When the planar shape of a building is not perfectly square, the natural period of vibration for longer and shorter sides of the building differ. The conventional rooftop control devices can only match the period of the shaking in one direction, so they cannot sufficiently control the shaking.
Shimizu’s SMD incorporates dynamic screws inside the device. The dynamic screws convert the shaking to a rotational motion which produces a powerful counterweight effect. Because one device can control shaking in two directions with differing periods without increasing counterweight mass, it is lighter and uses less space than a conventional rooftop control device. This also makes it easier to install on the rooftops of narrow buildings.
The SMD structure consists of a steel or concrete counterweight* that is supported by a steel frame equipped with two layers of laminated rubber bearings. Oil dampers and dynamic screws are installed in the interior. The number of SMDs installed ranges from two to four devices, depending on the size of the building.
*Exterior dimensions: 7 m x 7 m; Weight: Around 400 tons
During development of the SMD, we performed a shaking experiment using a reduced scale model (equipped with a 30-ton counterweight) mounted on the large shaking table at the Institute of Technology. This verified the ability of the device to control shaking in two different directions.
Sloped Sliding Isolation Bearing (ANSHIN Slider)
The ANSHIN Slider is a partial seismic isolation system that isolates important equipment from shaking and improves safety during an earthquake.
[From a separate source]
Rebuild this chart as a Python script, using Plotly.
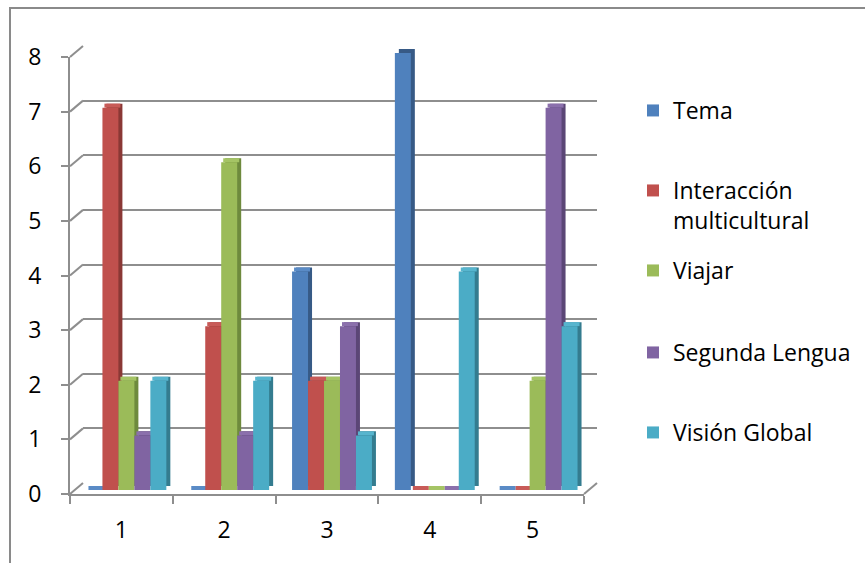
import plotly.graph_objects as go

# ---------------- data ----------------
categories = ["1", "2", "3", "4", "5"]
series_names = ["Tema", "Interacción<br>multicultural", "Viajar", "Segunda Lengua", "Visión Global"]
tema = [0, 0, 4, 8, 0]
interaccion = [7, 3, 2, 0, 0]
viajar = [2, 6, 2, 0, 2]
segunda = [1, 1, 3, 0, 7]
vision = [2, 2, 1, 4, 3]
y_ticks = [0, 1, 2, 3, 4, 5, 6, 7, 8]

series_values = [tema, interaccion, viajar, segunda, vision]

# ---------------- style ----------------
W, H = 865, 563
front_colors = ["#4F81BD", "#C0504D", "#9BBB59", "#8064A2", "#4BACC6"]
cap_colors = ["#5A8BC6", "#C85B58", "#A5C465", "#8B70AC", "#57B5CE"]
side_colors = ["#375A86", "#8A3835", "#6E8A3D", "#5B4676", "#347C8F"]
GRID = "#8E8E8E"
FONT = "Open Sans"


def px(x):
    return x / W


def py(y):
    return 1 - y / H


# pixel geometry of the pseudo-3D frame
FRONT_X0, FRONT_X1 = 70, 584
FRONT_Y0, FRONT_Y8 = 494, 57
DEPTH_X, DEPTH_Y = 13, 11
BAR_DX, BAR_DY = 5, 4        # bars sit in the middle of the depth
SIDE = 4                     # side face depth of a bar
unit_px = (FRONT_Y0 - FRONT_Y8) / 8.0
CAP = SIDE / unit_px

fig = go.Figure()

ymax = 8


def dom_x(offset):
    return [px(FRONT_X0 + offset), px(FRONT_X1 + offset)]


def dom_y(offset):
    return [py(FRONT_Y0 - offset), py(FRONT_Y8 - offset)]


# layer 1: back grid (x / y)
fig.add_trace(go.Scatter(x=categories, y=[None] * 5, xaxis="x", yaxis="y",
                         showlegend=False, hoverinfo="skip"))

# layer 2: side faces (x2 / y2)
for i, vals in enumerate(series_values):
    fig.add_trace(go.Bar(x=categories, y=vals, xaxis="x2", yaxis="y2",
                         marker=dict(color=side_colors[i], line=dict(width=0)),
                         showlegend=False, hoverinfo="skip"))
# layer 3: top caps (x3 / y3)
for i, vals in enumerate(series_values):
    fig.add_trace(go.Bar(x=categories, y=[CAP] * len(vals), base=vals,
                         xaxis="x3", yaxis="y3",
                         marker=dict(color=cap_colors[i], line=dict(width=0)),
                         showlegend=False, hoverinfo="skip"))
# layer 4: front faces (x4 / y4)
legend_ids = ["legend", "legend2", "legend3", "legend4", "legend5"]
for i, vals in enumerate(series_values):
    fig.add_trace(go.Bar(x=categories, y=vals, xaxis="x4", yaxis="y4",
                         name=series_names[i],
                         marker=dict(color=front_colors[i], line=dict(width=0)),
                         legend=legend_ids[i]))
# layer 5: front axes (x5 / y5)
fig.add_trace(go.Scatter(x=categories, y=[None] * 5, xaxis="x5", yaxis="y5",
                         showlegend=False, hoverinfo="skip"))

cat_range = [-0.5, 4.5]
hidden = dict(visible=False, showgrid=False, zeroline=False, fixedrange=True,
              automargin=False)

layout = dict(
    template="none",
    width=W, height=H,
    margin=dict(l=0, r=0, t=0, b=0, pad=0, autoexpand=False),
    paper_bgcolor="white", plot_bgcolor="rgba(0,0,0,0)",
    barmode="group", bargap=0.223, bargroupgap=0,
    font=dict(family=FONT, size=23, color="black"),
    showlegend=True,
    xaxis=dict(hidden, domain=dom_x(DEPTH_X), range=cat_range, type="category",
               anchor="y"),
    yaxis=dict(domain=dom_y(DEPTH_Y), range=[0, ymax], anchor="x",
               showgrid=True, gridcolor=GRID, gridwidth=2, dtick=1,
               showticklabels=False, zeroline=False, showline=False,
               ticks="", fixedrange=True, automargin=False),
    xaxis2=dict(hidden, domain=dom_x(BAR_DX + SIDE), range=cat_range,
                type="category", anchor="y2"),
    yaxis2=dict(hidden, domain=dom_y(BAR_DY + SIDE), range=[0, ymax], anchor="x2"),
    xaxis3=dict(hidden, domain=dom_x(BAR_DX + SIDE / 2), range=cat_range,
                type="category", anchor="y3"),
    yaxis3=dict(hidden, domain=dom_y(BAR_DY), range=[0, ymax], anchor="x3"),
    xaxis4=dict(hidden, domain=dom_x(BAR_DX), range=cat_range,
                type="category", anchor="y4"),
    yaxis4=dict(hidden, domain=dom_y(BAR_DY), range=[0, ymax], anchor="x4"),
    xaxis5=dict(domain=dom_x(0), range=cat_range, type="category", anchor="y5",
                showline=True, linecolor=GRID, linewidth=2,
                ticks="outside", ticklen=8, tickwidth=2, tickcolor=GRID,
                tickson="boundaries", showgrid=False, zeroline=False,
                ticklabelstandoff=14, fixedrange=True, automargin=False,
                tickfont=dict(family=FONT, size=23, color="black")),
    yaxis5=dict(domain=dom_y(0), range=[0, ymax], anchor="x5",
                tickvals=y_ticks, ticktext=[str(t) for t in y_ticks],
                showline=True, linecolor=GRID, linewidth=2,
                ticks="outside", ticklen=7, tickwidth=2, tickcolor=GRID,
                showgrid=False, zeroline=False, ticklabelstandoff=15,
                fixedrange=True, automargin=False,
                tickfont=dict(family=FONT, size=23, color="black")),
)

legend_centers = [110, 190, 270, 352, 432]
for i, lid in enumerate(legend_ids):
    layout[lid] = dict(
        x=px(633), xanchor="left",
        y=py(legend_centers[i] - 21), yanchor="top",
        valign="top",
        font=dict(family=FONT, size=23, color="black"),
        bgcolor="rgba(0,0,0,0)", borderwidth=0,
    )

fig.update_layout(**layout)

# pseudo-3D frame: diagonal connectors between front axis and back grid
shapes = []
for t in y_ticks:
    yf = FRONT_Y0 - t * unit_px
    shapes.append(dict(type="line", xref="paper", yref="paper",
                       x0=px(FRONT_X0), y0=py(yf),
                       x1=px(FRONT_X0 + DEPTH_X), y1=py(yf - DEPTH_Y),
                       line=dict(color=GRID, width=2), layer="below"))
# right edge of the floor
shapes.append(dict(type="line", xref="paper", yref="paper",
                   x0=px(FRONT_X1), y0=py(FRONT_Y0),
                   x1=px(FRONT_X1 + DEPTH_X), y1=py(FRONT_Y0 - DEPTH_Y),
                   line=dict(color=GRID, width=2), layer="below"))
# outer chart border
shapes.append(dict(type="rect", xref="paper", yref="paper",
                   x0=px(10), y0=py(8), x1=px(W + 20), y1=py(H + 20),
                   line=dict(color="#8A8A8A", width=2), layer="below"))
fig.update_layout(shapes=shapes)

fig.write_html("out.html",
               config={"displayModeBar": False, "staticPlot": False},
               post_script="document.body.style.margin='0';")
Installation of the ANSHIN Slider, a special seismic isolation device, between the floor of a structure and the equipment to be protected substantially reduces the acceleration generated in the equipment and prevents objects stored inside from falling over, even in a large earthquake with a seismic intensity greater than 6. Because this enables seismic isolation of the equipment to be protected without seismically isolating the entire building, it is a system that can also be installed at a reasonable cost when equipment is renovated. The seismic isolation device has a low height and offers the superior feature of controlling torsional vibration even when the load is unevenly distributed. It is used to seismically isolate automated racks in warehouses, servers, and other important equipment.